January 20, 2016

This Kind Of Attention

“How odd I can have all this inside me and to you it’s just words.”
― David Foster Wallace, The Pale King

I always feel inspired and good about the world after I see students kick ass at what they love. I’m a big fan of supporting, not only the students I teach, but also the ones I have taught in the past, when they share their art, music and acting in plays. I should be better about watching them in sports too, but that is another post.

This post is about the feeling of watching kids I’ve spent time with shine in a beautiful performance.

I just got back from the grade nine and ten rendition of Cyrano De Bergerac, and as per usual hats off to Bronwyn​ for another innovative and powerful production. She has a knack for taking theatre seriously and pulling the best out of each actor.

It left me thinking about how important it is to remind ourselves that, as teachers, we see kids at a certain stage of their growth, but those short one or two years we spend with them is just a window into their maturation. They keep growing after they leave us. I loved seeing kids I taught in grade eight grow into such sophisticated and talented people.

Teaching can’t be about the short term. We are working on a much larger scale. We are shaping human beings.

Hopefully the time we spend with kids has a lasting effect beyond the skills they might or might not learn. And if the friendships I have with former students here on Facebook is any indication, it is clear that even one year of English can have lasting effects on people.

Anyway, kids want to know that you are there for them and that you really care. And here is the secret: you have to actually care. You can’t bullshit this kind of attention.

After every performance, I use the names from the program to email every member of the cast that I have taught:

Hello Cast, 

Just a quick note to let you know how amazing you were tonight. I was in awe, not only of your performance, but the dedication, passion and commitment you have clearly shown for this show. 

It's so nice to see you grow up into such talented actors. We miss you in the middle school, but clearly you have matured and are becoming the people you are meant to be. 

I feel proud and privileged to have worked with you in some capacity during your time as a middle schooler.

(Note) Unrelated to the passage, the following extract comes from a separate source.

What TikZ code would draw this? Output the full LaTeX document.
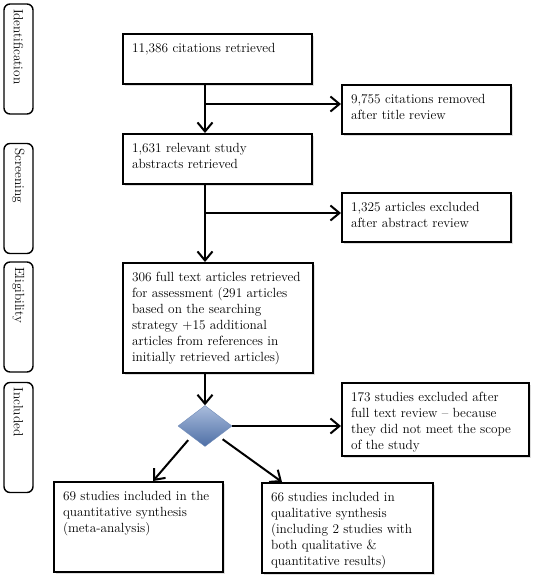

Can't wait to see what you do next. 

That moment when there is a glitch in your tech and the app won’t work and it freezes and even crashes your phone, but you try it five more times, thinking, “This time it has to work.” But it doesn’t and so you give up and feel shitty and then you try one more time. Still nothing. You feel worse than before and the app still doesn’t work, but for some reason the next day it works fine.

Right before
I think, “This is the last thing in the world I want to do right now.”
In the beginning it feels better. Feels okay.
Fifteen minutes in, it feels terrible and I just want it to stop.

I persist
yelling at myself in my head.
I heap on the abuse.

I ignore that voice and focus on my breath and the low hanging dense clouds, the ships off the coast and the small child learning balance on his scooter.

I lose myself in thoughts of chapters and failures and half attempts and near misses, on the value of goals and data

A few more steps,
a few more minutes.
Just don’t stop yet.

Afterwards, hot, sweaty, tired,
I feel grateful.

Lessons Learned:

  • Kids are awesome. When they are awesome, it’s important that you’re there to see it and when you do, it’s important you tell them. 
  • There are glitchy gremlins in your tech and they need to find their way out. 
  • Running will always suck before and during, but pays off in the after. 

  1. How do you support the people you love? 
  2. What drive you crazy about technology? 
  3. What do you hate doing, but enjoy when it’s done?